Locate and copy all lines bearing the word "this".

— begin Data shown —

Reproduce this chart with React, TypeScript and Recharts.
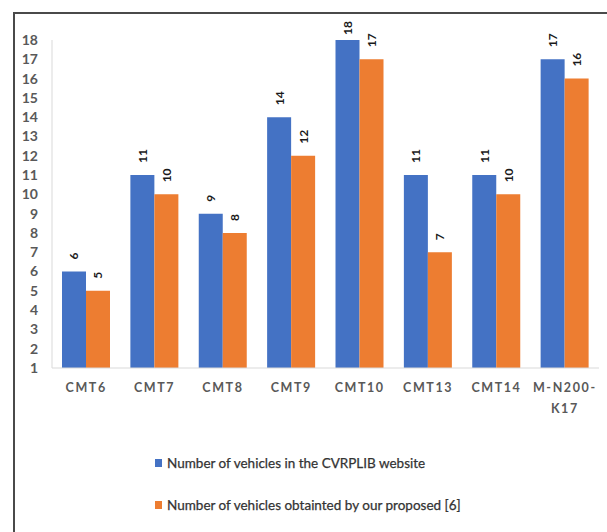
import React from "react";
import { BarChart, Bar, XAxis, YAxis, LabelList } from "recharts";

const CATEGORIES = ["CMT6", "CMT7", "CMT8", "CMT9", "CMT10", "CMT13", "CMT14", "M-N200-K17"];
const CVRPLIB_VEHICLES = [6, 11, 9, 14, 18, 11, 11, 17];
const PROPOSED_VEHICLES = [5, 10, 8, 12, 17, 7, 10, 16];
const Y_TICKS = [1, 2, 3, 4, 5, 6, 7, 8, 9, 10, 11, 12, 13, 14, 15, 16, 17, 18];
const SERIES_NAMES = [
  "Number of vehicles in the CVRPLIB website",
  "Number of vehicles obtainted by our proposed [6]",
];

const BLUE = "#4472C4";
const ORANGE = "#ED7D31";
const FONT = "Lato, 'Open Sans', sans-serif";

const data = CATEGORIES.map((name, i) => ({
  name,
  cvrplib: CVRPLIB_VEHICLES[i],
  proposed: PROPOSED_VEHICLES[i],
}));

// long names like M-N200-K17 wrap after the last hyphen
function CategoryTick(props: any) {
  const { x, y, payload } = props;
  const label: string = payload.value;
  const m = label.length > 6 ? label.match(/^(.*-)(.+)$/) : null;
  const lines = m ? [m[1], m[2]] : [label];
  return (
    <g transform={`translate(${x},${y})`}>
      {lines.map((line, i) => (
        <text
          key={i}
          x={0}
          y={i * 21}
          dy={16}
          textAnchor="middle"
          fill="#595959"
          fontFamily={FONT}
          fontWeight={700}
          fontSize={12.5}
          letterSpacing={1.6}
        >
          {line}
        </text>
      ))}
    </g>
  );
}

// value labels stand upright above each bar, reading bottom to top;
// the tallest ones get pushed down so they stay inside the frame
function renderValue(props: any) {
  const { x, y, width, value } = props;
  const cx = Number(x) + Number(width) / 2;
  const textLen = String(value).length * 7;
  const cy = Math.max(Number(y) - 12, 21 + textLen);
  return (
    <text
      x={cx}
      y={cy}
      transform={`rotate(-90, ${cx}, ${cy})`}
      textAnchor="start"
      dominantBaseline="central"
      fill="#1a1a1a"
      fontFamily={FONT}
      fontWeight={700}
      fontSize={12}
    >
      {value}
    </text>
  );
}

export default function App() {
  return (
    <div
      style={{
        position: "fixed",
        inset: 0,
        overflow: "hidden",
        background: "#fff",
      }}
    >
      <div
        style={{
          position: "absolute",
          left: 13,
          top: 12,
          width: 640,
          height: 560,
          border: "2px solid #4a4a4a",
          boxSizing: "border-box",
        }}
      />
      <div style={{ position: "absolute", left: 0, top: 0 }}>
        <BarChart
          width={607}
          height={430}
          data={data}
          margin={{ top: 40, right: 8, left: 0, bottom: 0 }}
          barGap={0}
        >
          <XAxis
            dataKey="name"
            interval={0}
            height={62}
            tickLine={false}
            axisLine={{ stroke: "#d9d9d9" }}
            tick={<CategoryTick />}
          />
          <YAxis
            type="number"
            domain={[1, 18]}
            ticks={Y_TICKS}
            interval={0}
            allowDataOverflow
            width={52}
            tickLine={false}
            tickMargin={8}
            axisLine={{ stroke: "#d9d9d9" }}
            tick={{ fill: "#595959", fontSize: 14, fontWeight: 700, fontFamily: FONT }}
          />
          <Bar dataKey="cvrplib" name={SERIES_NAMES[0]} fill={BLUE} barSize={24} isAnimationActive={false}>
            <LabelList dataKey="cvrplib" content={renderValue} />
          </Bar>
          <Bar dataKey="proposed" name={SERIES_NAMES[1]} fill={ORANGE} barSize={24} isAnimationActive={false}>
            <LabelList dataKey="proposed" content={renderValue} />
          </Bar>
        </BarChart>
      </div>
      {/* legend */}
      <div
        style={{
          position: "absolute",
          left: 155,
          top: 453,
          fontFamily: FONT,
          fontSize: 13.5,
          color: "#333",
          WebkitTextStroke: "0.25px #333",
        }}
      >
        {SERIES_NAMES.map((n, i) => (
          <div key={n} style={{ display: "flex", alignItems: "center", height: 20, marginBottom: 22 }}>
            <span
              style={{
                display: "inline-block",
                width: 7,
                height: 8,
                background: i === 0 ? BLUE : ORANGE,
                marginRight: 5,
              }}
            />
            <span>{n}</span>
          </div>
        ))}
      </div>
    </div>
  );
}
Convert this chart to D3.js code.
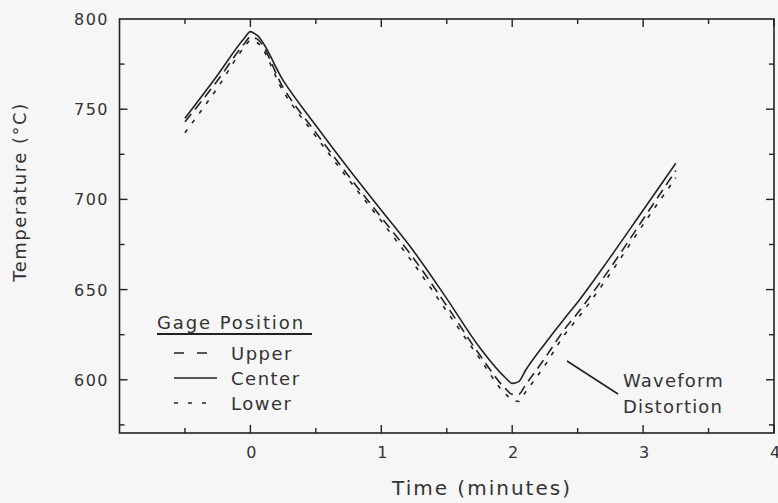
<!DOCTYPE html>
<html><head><meta charset="utf-8">
<script src="https://cdn.jsdelivr.net/npm/d3@7"></script>
<style>body{margin:0;background:#f6f6f6}svg{display:block}text{font-family:"DejaVu Sans",sans-serif;fill:#333}</style>
</head><body><svg id="c" width="778" height="503"></svg>
<script>
const time   = [-0.5,-0.25,-0.05,0,0.05,0.25,0.5,0.75,1.0,1.25,1.5,1.75,1.95,2.0,2.05,2.1,2.25,2.4,2.5,2.75,3.0,3.25];
const center = [745,769,789,793,791,766,741,717,694,671,645,618,601,598,599,605,620,634,643,668,694,720];
const upper  = [743,766,786,790,789,762,737,713,690,667,641,614,595,592,592,597,612,628,637,662,689,716];
const lower  = [737,762,784,788,787,760,735,711,688,664,638,612,592,589,588,593,608,625,634,659,686,712];
const xTicks = [0,1,2,3,4];
const yTicks = [600,650,700,750,800];
const seriesNames = ["Upper","Center","Lower"];

const svg = d3.select("#c");
const L=119.5, R=774, T=19, B=433;
const x = d3.scaleLinear().domain([-1,4]).range([L,R]);
const y = d3.scaleLinear().domain([570.5,800]).range([B,T]);
const ink="#222";

const dashes = {Upper:"10,6", Center:null, Lower:"4,8"};
const legendDashes = {Upper:"10,13", Center:null, Lower:"4,10"};
const data = {Upper:upper, Center:center, Lower:lower};

// frame
svg.append("rect").attr("x",L).attr("y",T).attr("width",R-L).attr("height",B-T)
  .attr("fill","none").attr("stroke",ink).attr("stroke-width",1.6);

const xMinor = d3.range(-0.5,4,0.5);
const yMinor = d3.range(575,800,25);
xMinor.concat([4]).forEach(v=>{
  const len = Number.isInteger(v)?8:5;
  svg.append("line").attr("x1",x(v)).attr("x2",x(v)).attr("y1",B).attr("y2",B-len).attr("stroke",ink).attr("stroke-width",1.4);
  svg.append("line").attr("x1",x(v)).attr("x2",x(v)).attr("y1",T).attr("y2",T+len).attr("stroke",ink).attr("stroke-width",1.4);
});
yMinor.forEach(v=>{
  const len = v%50===0?8:5;
  svg.append("line").attr("y1",y(v)).attr("y2",y(v)).attr("x1",L).attr("x2",L+len).attr("stroke",ink).attr("stroke-width",1.4);
  svg.append("line").attr("y1",y(v)).attr("y2",y(v)).attr("x1",R).attr("x2",R-len).attr("stroke",ink).attr("stroke-width",1.4);
});

xTicks.forEach(v=>{
  svg.append("text").attr("x",x(v)+1).attr("y",458).attr("text-anchor","middle")
    .attr("font-size",16).text(v);
});
yTicks.forEach(v=>{
  svg.append("text").attr("x",109).attr("y",y(v)+6).attr("text-anchor","end")
    .attr("font-size",16).attr("letter-spacing",1.5).text(v);
});

svg.append("text").attr("x",482).attr("y",495).attr("text-anchor","middle")
  .attr("font-size",20).attr("letter-spacing",2).text("Time (minutes)");
svg.append("text").attr("transform","translate(26,192) rotate(-90)").attr("text-anchor","middle")
  .attr("font-size",18).attr("letter-spacing",1.5).text("Temperature (°C)");

const line = d3.line().x((d,i)=>x(time[i])).y(d=>y(d)).curve(d3.curveMonotoneX);
seriesNames.forEach(n=>{
  svg.append("path").attr("d",line(data[n])).attr("fill","none").attr("stroke",ink)
    .attr("stroke-width",1.6).attr("stroke-dasharray",dashes[n]);
});

// legend
svg.append("text").attr("x",157).attr("y",329).attr("font-size",18).attr("letter-spacing",1.9).text("Gage Position");
svg.append("line").attr("x1",157).attr("x2",312).attr("y1",334).attr("y2",334).attr("stroke",ink).attr("stroke-width",1.8);
seriesNames.forEach((n,i)=>{
  const yy = 353+i*25;
  svg.append("line").attr("x1",174).attr("x2",n==="Center"?217:210).attr("y1",yy).attr("y2",yy)
    .attr("stroke",ink).attr("stroke-width",1.6).attr("stroke-dasharray",legendDashes[n]);
  svg.append("text").attr("x",231).attr("y",yy+7).attr("font-size",18).attr("letter-spacing",1.5).text(n);
});

// annotation
svg.append("line").attr("x1",567).attr("y1",361).attr("x2",618).attr("y2",394).attr("stroke",ink).attr("stroke-width",1.6);
svg.append("text").attr("x",623).attr("y",387).attr("font-size",18).attr("letter-spacing",1.2).text("Waveform");
svg.append("text").attr("x",623).attr("y",413).attr("font-size",18).attr("letter-spacing",1.2).text("Distortion");
</script></body></html>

— end Data shown —

Written solution |
Reproduce this chart with React, TypeScript and Recharts.
Convert this chart to D3.js code.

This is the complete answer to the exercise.